# Stated task:
Bring together all lines of the material below that contain the string "seaborn".

# Provided data:
************

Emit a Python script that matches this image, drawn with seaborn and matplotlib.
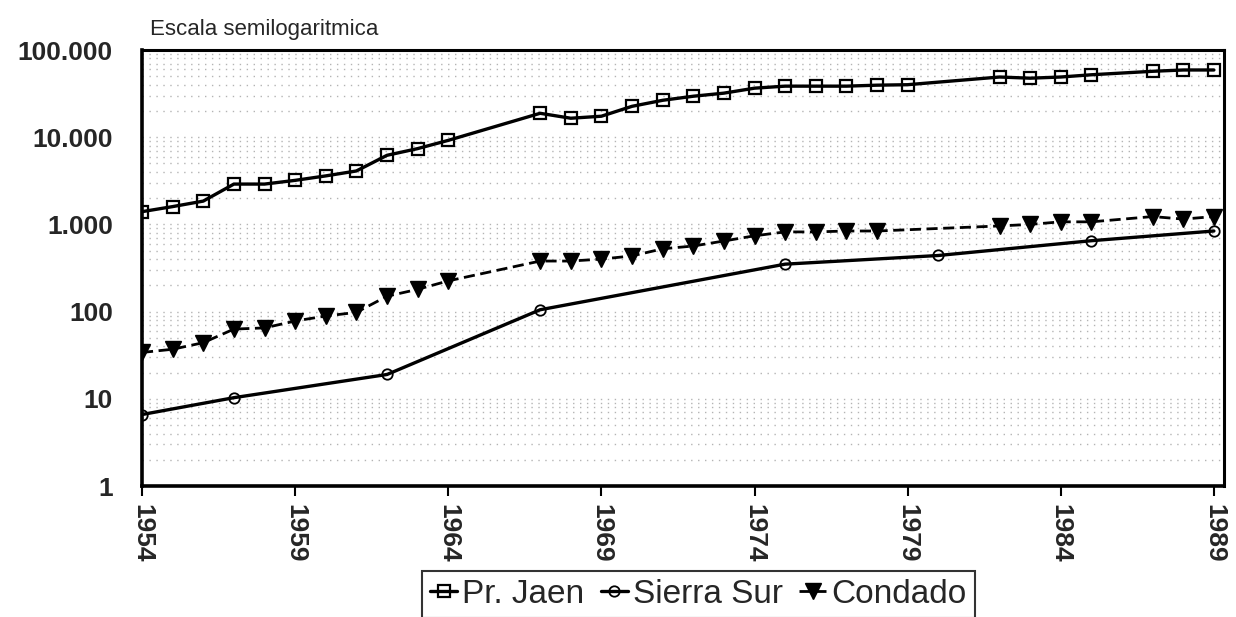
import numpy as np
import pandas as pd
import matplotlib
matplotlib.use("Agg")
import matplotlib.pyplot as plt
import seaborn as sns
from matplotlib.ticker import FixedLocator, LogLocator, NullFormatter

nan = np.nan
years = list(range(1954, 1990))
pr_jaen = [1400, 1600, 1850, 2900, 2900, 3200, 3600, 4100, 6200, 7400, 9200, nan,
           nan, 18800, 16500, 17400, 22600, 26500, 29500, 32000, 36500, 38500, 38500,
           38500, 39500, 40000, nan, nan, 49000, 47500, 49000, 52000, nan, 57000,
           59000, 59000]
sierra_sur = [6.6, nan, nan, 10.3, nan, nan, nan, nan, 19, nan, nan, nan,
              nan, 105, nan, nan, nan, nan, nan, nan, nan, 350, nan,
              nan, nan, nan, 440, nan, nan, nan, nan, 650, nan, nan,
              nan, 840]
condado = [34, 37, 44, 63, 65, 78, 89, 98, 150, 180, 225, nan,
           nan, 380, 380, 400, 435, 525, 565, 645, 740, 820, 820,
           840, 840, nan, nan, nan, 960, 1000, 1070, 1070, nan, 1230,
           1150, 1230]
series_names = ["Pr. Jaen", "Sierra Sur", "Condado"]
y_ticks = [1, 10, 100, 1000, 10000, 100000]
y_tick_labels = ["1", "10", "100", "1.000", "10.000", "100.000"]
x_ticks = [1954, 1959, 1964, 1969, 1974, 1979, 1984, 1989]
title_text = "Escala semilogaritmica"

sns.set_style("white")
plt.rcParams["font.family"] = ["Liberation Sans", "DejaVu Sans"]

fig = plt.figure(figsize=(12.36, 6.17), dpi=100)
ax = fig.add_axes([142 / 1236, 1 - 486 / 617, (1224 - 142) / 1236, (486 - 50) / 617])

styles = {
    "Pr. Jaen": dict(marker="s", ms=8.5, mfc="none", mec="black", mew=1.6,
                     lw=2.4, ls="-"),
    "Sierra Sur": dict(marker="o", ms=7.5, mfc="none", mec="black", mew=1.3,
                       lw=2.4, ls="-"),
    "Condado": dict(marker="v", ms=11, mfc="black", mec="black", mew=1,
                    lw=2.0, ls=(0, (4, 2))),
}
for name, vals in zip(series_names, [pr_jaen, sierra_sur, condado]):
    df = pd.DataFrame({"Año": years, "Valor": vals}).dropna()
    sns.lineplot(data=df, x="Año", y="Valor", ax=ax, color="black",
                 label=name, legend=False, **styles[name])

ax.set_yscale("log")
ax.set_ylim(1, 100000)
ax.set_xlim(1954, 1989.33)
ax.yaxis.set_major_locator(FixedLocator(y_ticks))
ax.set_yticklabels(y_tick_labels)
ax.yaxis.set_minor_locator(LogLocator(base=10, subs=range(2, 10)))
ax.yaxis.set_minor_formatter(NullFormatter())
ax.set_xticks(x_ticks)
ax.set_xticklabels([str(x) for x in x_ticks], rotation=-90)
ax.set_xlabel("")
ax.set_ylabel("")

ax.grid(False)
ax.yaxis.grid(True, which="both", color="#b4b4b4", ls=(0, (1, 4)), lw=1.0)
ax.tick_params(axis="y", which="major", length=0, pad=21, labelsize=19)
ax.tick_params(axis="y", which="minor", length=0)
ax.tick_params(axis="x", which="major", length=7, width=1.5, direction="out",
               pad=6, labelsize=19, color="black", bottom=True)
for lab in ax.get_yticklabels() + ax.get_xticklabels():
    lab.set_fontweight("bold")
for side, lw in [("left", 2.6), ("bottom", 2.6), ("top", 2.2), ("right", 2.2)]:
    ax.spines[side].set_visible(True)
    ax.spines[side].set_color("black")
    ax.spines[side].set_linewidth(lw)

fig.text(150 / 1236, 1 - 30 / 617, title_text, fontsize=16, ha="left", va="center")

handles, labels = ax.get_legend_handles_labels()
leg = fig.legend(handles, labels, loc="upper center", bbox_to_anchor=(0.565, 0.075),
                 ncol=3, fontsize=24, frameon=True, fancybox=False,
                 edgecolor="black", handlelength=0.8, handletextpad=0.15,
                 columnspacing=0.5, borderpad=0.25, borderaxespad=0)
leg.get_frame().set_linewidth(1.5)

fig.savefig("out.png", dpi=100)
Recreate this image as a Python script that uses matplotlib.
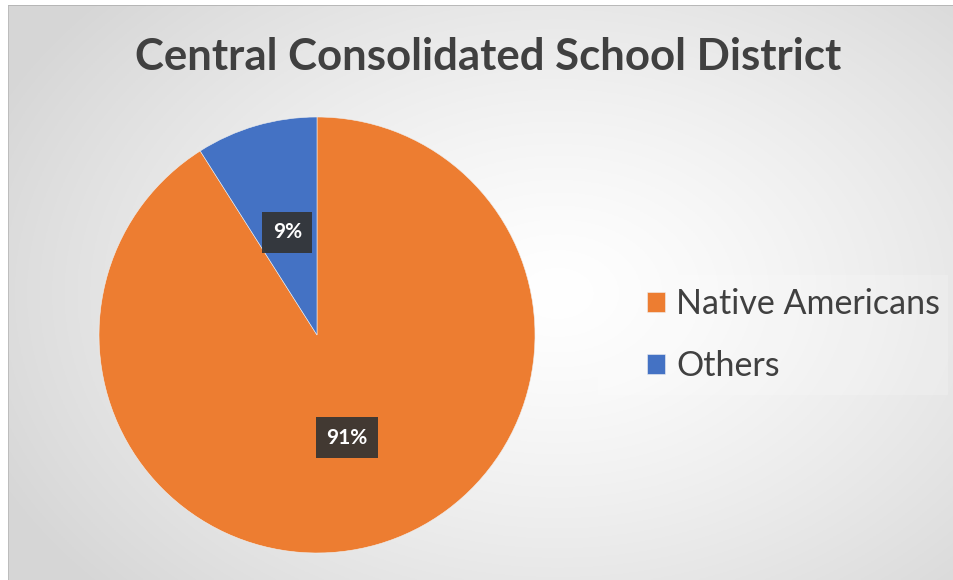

************

# Solution:
Emit a Python script that matches this image, drawn with seaborn and matplotlib.
import seaborn as sns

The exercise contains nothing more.